> [What the task asks]
Only the lines from the top of the listing below to the line that has "0.17, 0.23, 0.16, 0.12, 0.40, 0.37, 0.24, 0.10]" should be echoed, with both ends kept and pictures left out.
** begin Source material **
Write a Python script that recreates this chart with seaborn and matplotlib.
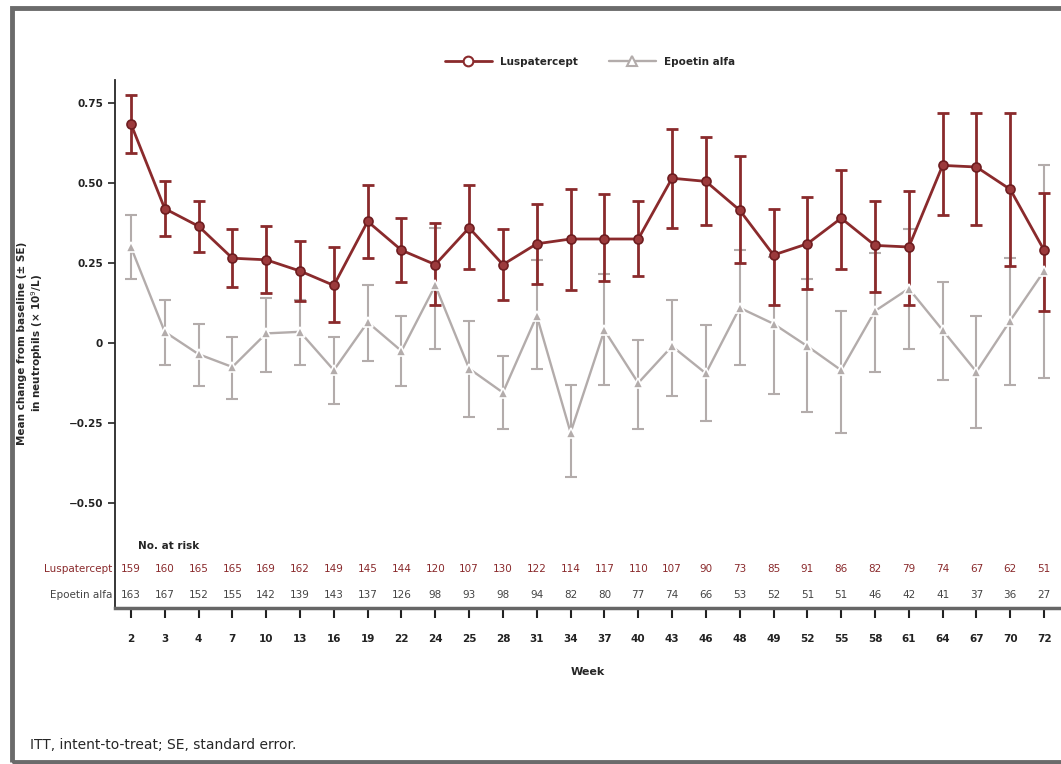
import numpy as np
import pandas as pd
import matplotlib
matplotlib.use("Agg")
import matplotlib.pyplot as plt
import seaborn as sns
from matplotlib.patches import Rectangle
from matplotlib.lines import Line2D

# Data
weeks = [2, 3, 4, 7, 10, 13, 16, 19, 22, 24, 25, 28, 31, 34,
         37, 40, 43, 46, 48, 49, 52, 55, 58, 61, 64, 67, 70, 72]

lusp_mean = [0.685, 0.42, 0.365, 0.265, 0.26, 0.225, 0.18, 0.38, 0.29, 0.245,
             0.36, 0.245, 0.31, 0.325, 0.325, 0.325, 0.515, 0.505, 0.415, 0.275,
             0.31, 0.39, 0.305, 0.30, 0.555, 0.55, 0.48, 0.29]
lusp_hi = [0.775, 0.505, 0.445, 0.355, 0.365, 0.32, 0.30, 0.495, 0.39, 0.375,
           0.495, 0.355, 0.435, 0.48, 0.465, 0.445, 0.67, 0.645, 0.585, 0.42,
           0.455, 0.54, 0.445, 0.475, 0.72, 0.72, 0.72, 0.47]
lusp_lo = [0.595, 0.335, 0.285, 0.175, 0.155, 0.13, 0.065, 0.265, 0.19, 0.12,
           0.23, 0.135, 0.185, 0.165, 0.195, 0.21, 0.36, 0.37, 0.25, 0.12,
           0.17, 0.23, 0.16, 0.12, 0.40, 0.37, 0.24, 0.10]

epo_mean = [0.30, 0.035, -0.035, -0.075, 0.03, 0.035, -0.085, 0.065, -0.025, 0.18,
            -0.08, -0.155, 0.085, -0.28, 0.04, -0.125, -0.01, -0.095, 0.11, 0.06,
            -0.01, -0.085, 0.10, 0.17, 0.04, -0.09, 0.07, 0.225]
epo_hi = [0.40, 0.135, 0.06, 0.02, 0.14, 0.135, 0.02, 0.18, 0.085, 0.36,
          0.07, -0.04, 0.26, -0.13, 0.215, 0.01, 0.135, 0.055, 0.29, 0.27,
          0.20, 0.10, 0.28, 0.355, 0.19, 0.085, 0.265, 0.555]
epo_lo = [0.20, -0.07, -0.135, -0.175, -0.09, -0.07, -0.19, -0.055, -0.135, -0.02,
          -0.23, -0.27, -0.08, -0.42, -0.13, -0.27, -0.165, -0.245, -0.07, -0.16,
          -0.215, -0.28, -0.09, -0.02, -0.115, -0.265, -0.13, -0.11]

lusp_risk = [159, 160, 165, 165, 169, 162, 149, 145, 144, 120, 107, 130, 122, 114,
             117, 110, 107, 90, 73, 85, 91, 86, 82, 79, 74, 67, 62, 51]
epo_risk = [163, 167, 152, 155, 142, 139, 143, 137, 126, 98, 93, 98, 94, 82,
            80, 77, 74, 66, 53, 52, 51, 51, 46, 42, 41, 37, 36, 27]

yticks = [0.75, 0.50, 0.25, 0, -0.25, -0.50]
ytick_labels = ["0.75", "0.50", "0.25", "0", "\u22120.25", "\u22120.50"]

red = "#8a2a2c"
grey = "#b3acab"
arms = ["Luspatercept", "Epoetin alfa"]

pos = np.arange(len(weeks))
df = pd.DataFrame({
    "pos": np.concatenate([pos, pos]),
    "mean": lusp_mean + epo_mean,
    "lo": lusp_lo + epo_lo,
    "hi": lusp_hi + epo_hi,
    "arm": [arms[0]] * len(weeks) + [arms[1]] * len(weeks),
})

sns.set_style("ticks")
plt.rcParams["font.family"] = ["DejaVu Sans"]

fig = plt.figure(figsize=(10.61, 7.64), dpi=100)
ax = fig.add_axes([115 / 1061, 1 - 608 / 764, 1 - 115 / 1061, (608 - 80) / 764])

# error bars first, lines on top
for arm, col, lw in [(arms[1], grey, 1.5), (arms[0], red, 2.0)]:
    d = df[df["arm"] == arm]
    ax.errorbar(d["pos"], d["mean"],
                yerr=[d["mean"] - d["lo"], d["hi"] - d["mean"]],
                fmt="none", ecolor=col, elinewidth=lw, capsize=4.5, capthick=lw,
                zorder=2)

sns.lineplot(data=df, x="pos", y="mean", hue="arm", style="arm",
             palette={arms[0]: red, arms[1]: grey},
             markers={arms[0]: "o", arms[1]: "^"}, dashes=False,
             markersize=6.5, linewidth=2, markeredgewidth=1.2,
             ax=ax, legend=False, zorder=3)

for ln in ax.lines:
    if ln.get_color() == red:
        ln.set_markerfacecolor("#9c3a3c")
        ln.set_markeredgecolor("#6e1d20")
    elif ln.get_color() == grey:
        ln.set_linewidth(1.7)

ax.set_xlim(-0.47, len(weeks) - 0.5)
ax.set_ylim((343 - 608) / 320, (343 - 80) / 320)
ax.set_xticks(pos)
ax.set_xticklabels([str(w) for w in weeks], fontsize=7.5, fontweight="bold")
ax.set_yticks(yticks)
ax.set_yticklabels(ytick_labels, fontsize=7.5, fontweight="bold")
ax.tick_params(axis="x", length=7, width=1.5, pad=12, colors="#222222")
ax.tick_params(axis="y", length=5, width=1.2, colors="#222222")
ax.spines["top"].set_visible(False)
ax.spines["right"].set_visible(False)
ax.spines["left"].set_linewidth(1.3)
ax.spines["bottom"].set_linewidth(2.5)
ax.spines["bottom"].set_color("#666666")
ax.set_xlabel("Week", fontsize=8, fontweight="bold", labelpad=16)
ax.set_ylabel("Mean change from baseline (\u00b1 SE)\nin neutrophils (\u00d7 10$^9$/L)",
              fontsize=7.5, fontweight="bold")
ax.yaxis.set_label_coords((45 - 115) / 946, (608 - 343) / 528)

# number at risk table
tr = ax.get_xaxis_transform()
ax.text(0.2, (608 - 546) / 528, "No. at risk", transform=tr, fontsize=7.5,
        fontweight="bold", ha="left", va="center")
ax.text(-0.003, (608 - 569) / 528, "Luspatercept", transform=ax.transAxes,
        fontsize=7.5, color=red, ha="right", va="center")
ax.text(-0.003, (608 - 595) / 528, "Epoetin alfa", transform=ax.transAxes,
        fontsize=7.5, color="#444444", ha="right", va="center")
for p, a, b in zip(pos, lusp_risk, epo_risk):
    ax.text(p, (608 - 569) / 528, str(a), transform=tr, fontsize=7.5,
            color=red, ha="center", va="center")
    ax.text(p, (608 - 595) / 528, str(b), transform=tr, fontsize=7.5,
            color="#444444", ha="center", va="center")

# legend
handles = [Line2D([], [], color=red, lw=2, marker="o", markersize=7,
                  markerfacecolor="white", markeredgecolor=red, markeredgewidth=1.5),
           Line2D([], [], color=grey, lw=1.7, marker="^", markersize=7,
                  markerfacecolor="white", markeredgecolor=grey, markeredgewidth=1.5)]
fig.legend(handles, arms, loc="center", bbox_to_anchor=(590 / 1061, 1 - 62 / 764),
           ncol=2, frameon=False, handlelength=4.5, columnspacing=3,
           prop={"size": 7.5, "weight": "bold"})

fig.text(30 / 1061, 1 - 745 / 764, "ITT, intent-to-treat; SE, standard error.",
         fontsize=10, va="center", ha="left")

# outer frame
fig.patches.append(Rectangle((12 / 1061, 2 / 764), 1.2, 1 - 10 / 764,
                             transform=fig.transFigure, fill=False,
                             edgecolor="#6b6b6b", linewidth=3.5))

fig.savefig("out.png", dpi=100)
** end Source material **
> [Solution to the problem]
Write a Python script that recreates this chart with seaborn and matplotlib.
import numpy as np
import pandas as pd
import matplotlib
matplotlib.use("Agg")
import matplotlib.pyplot as plt
import seaborn as sns
from matplotlib.patches import Rectangle
from matplotlib.lines import Line2D

# Data
weeks = [2, 3, 4, 7, 10, 13, 16, 19, 22, 24, 25, 28, 31, 34,
         37, 40, 43, 46, 48, 49, 52, 55, 58, 61, 64, 67, 70, 72]

lusp_mean = [0.685, 0.42, 0.365, 0.265, 0.26, 0.225, 0.18, 0.38, 0.29, 0.245,
             0.36, 0.245, 0.31, 0.325, 0.325, 0.325, 0.515, 0.505, 0.415, 0.275,
             0.31, 0.39, 0.305, 0.30, 0.555, 0.55, 0.48, 0.29]
lusp_hi = [0.775, 0.505, 0.445, 0.355, 0.365, 0.32, 0.30, 0.495, 0.39, 0.375,
           0.495, 0.355, 0.435, 0.48, 0.465, 0.445, 0.67, 0.645, 0.585, 0.42,
           0.455, 0.54, 0.445, 0.475, 0.72, 0.72, 0.72, 0.47]
lusp_lo = [0.595, 0.335, 0.285, 0.175, 0.155, 0.13, 0.065, 0.265, 0.19, 0.12,
           0.23, 0.135, 0.185, 0.165, 0.195, 0.21, 0.36, 0.37, 0.25, 0.12,
           0.17, 0.23, 0.16, 0.12, 0.40, 0.37, 0.24, 0.10]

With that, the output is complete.